*WRITTEN TASK*: Give the material once more, word for word, without any images.

*Entries taken from a collection*:
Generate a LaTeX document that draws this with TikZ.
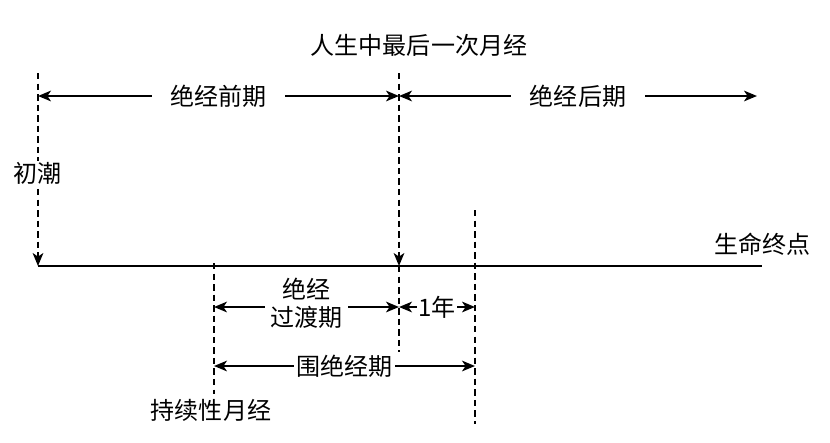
\documentclass[tikz,border=0pt]{standalone}
\usepackage{fontspec}
\setmainfont{Noto Sans CJK SC}
\usetikzlibrary{arrows.meta, positioning}

\begin{document}
\begin{tikzpicture}[x=0.03cm, y=-0.03cm, >={Stealth[length=11pt, width=9pt, inset=3pt]},
    every node/.style={font=\fontsize{20.5pt}{24pt}\selectfont, inner sep=1pt},
    axis/.style={line width=2pt},
    guide/.style={line width=2pt, dash pattern=on 5.5pt off 3.5pt},
    span/.style={<->, line width=2pt},
    lbl/.style={fill=white, inner xsep=16pt},
]
\useasboundingbox (0,0) rectangle (830,443);
% points on the life line
\coordinate (men) at (38,266);
\coordinate (last) at (399,266);
\coordinate (trans) at (214,266);
\coordinate (oneyr) at (475,266);
\coordinate (fin) at (762,266);
% ends of the guide lines
\coordinate (menTop) at (38,73);
\coordinate (lastTop) at (399,73);
\coordinate (lastBot) at (399,352);
\coordinate (transTop) at (214,263);
\coordinate (transBot) at (214,394);
\coordinate (oneyrTop) at (475,210);
\coordinate (oneyrBot) at (475,424);

\draw[axis] (men) -- (fin);
\draw[guide,->] (menTop) -- (men);
\draw[guide,->] (lastTop) -- (last);
\draw[guide] (last) -- (lastBot);
\draw[guide] (transTop) -- (transBot);
\draw[guide] (oneyrTop) -- (oneyrBot);

\node[fill=white] (menarche) at (38,173) {初潮};
\node (lastmen) at (419,45) {人生中最后一次月经};
\node[anchor=east] (death) at (812,244) {生命终点};
\node (regular) at (211,410) {持续性月经};

% periods
\coordinate (preL) at (38,96);
\coordinate (preR) at (399,96);
\coordinate (postR) at (757,96);
\coordinate (trL) at (214,307);
\coordinate (trR) at (399,307);
\coordinate (yrR) at (475,307);
\coordinate (periL) at (214,366);
\coordinate (periR) at (475,366);

\draw[span] (preL) -- node[lbl] (pre) {绝经前期} (preR);
\draw[span] (preR) -- node[lbl] (post) {绝经后期} (postR);
\draw[span] (trL) -- node[fill=white, align=center, inner xsep=5pt, yshift=3pt] (tr) {绝经\\过渡期} (trR);
\draw[span] (trR) -- node[fill=white] (yr) {1年} (yrR);
\draw[span] (periL) -- node[fill=white, inner xsep=2pt] (peri) {围绝经期} (periR);
\end{tikzpicture}
\end{document}
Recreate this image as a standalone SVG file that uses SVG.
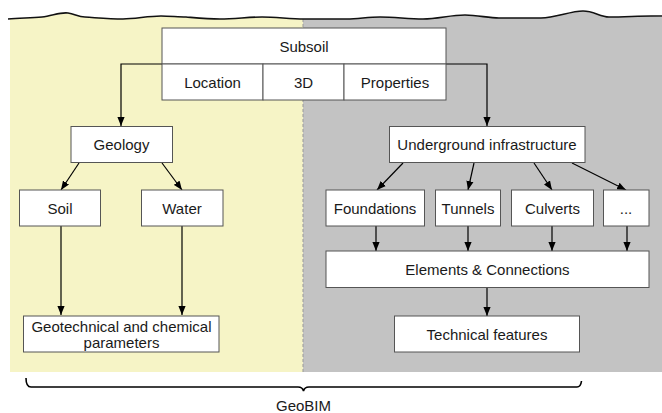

*RESPONSE TO THE EXERCISE*:
Generate a LaTeX document that draws this with TikZ.
\documentclass[tikz,border=0pt]{standalone}
\usepackage{fontspec}
\setmainfont{Noto Sans CJK SC}
\usetikzlibrary{arrows.meta, positioning}

\begin{document}
\begin{tikzpicture}[x=0.03cm, y=-0.03cm, >={Stealth[length=11pt, width=9pt, inset=3pt]},
    every node/.style={font=\fontsize{20.5pt}{24pt}\selectfont, inner sep=1pt},
    axis/.style={line width=2pt},
    guide/.style={line width=2pt, dash pattern=on 5.5pt off 3.5pt},
    span/.style={<->, line width=2pt},
    lbl/.style={fill=white, inner xsep=16pt},
]
\useasboundingbox (0,0) rectangle (830,443);
% points on the life line
\coordinate (men) at (38,266);
\coordinate (last) at (399,266);
\coordinate (trans) at (214,266);
\coordinate (oneyr) at (475,266);
\coordinate (fin) at (762,266);
% ends of the guide lines
\coordinate (menTop) at (38,73);
\coordinate (lastTop) at (399,73);
\coordinate (lastBot) at (399,352);
\coordinate (transTop) at (214,263);
\coordinate (transBot) at (214,394);
\coordinate (oneyrTop) at (475,210);
\coordinate (oneyrBot) at (475,424);

\draw[axis] (men) -- (fin);
\draw[guide,->] (menTop) -- (men);
\draw[guide,->] (lastTop) -- (last);
\draw[guide] (last) -- (lastBot);
\draw[guide] (transTop) -- (transBot);
\draw[guide] (oneyrTop) -- (oneyrBot);

\node[fill=white] (menarche) at (38,173) {初潮};
\node (lastmen) at (419,45) {人生中最后一次月经};
\node[anchor=east] (death) at (812,244) {生命终点};
\node (regular) at (211,410) {持续性月经};

% periods
\coordinate (preL) at (38,96);
\coordinate (preR) at (399,96);
\coordinate (postR) at (757,96);
\coordinate (trL) at (214,307);
\coordinate (trR) at (399,307);
\coordinate (yrR) at (475,307);
\coordinate (periL) at (214,366);
\coordinate (periR) at (475,366);

\draw[span] (preL) -- node[lbl] (pre) {绝经前期} (preR);
\draw[span] (preR) -- node[lbl] (post) {绝经后期} (postR);
\draw[span] (trL) -- node[fill=white, align=center, inner xsep=5pt, yshift=3pt] (tr) {绝经\\过渡期} (trR);
\draw[span] (trR) -- node[fill=white] (yr) {1年} (yrR);
\draw[span] (periL) -- node[fill=white, inner xsep=2pt] (peri) {围绝经期} (periR);
\end{tikzpicture}
\end{document}
Recreate this image as a standalone SVG file that uses SVG.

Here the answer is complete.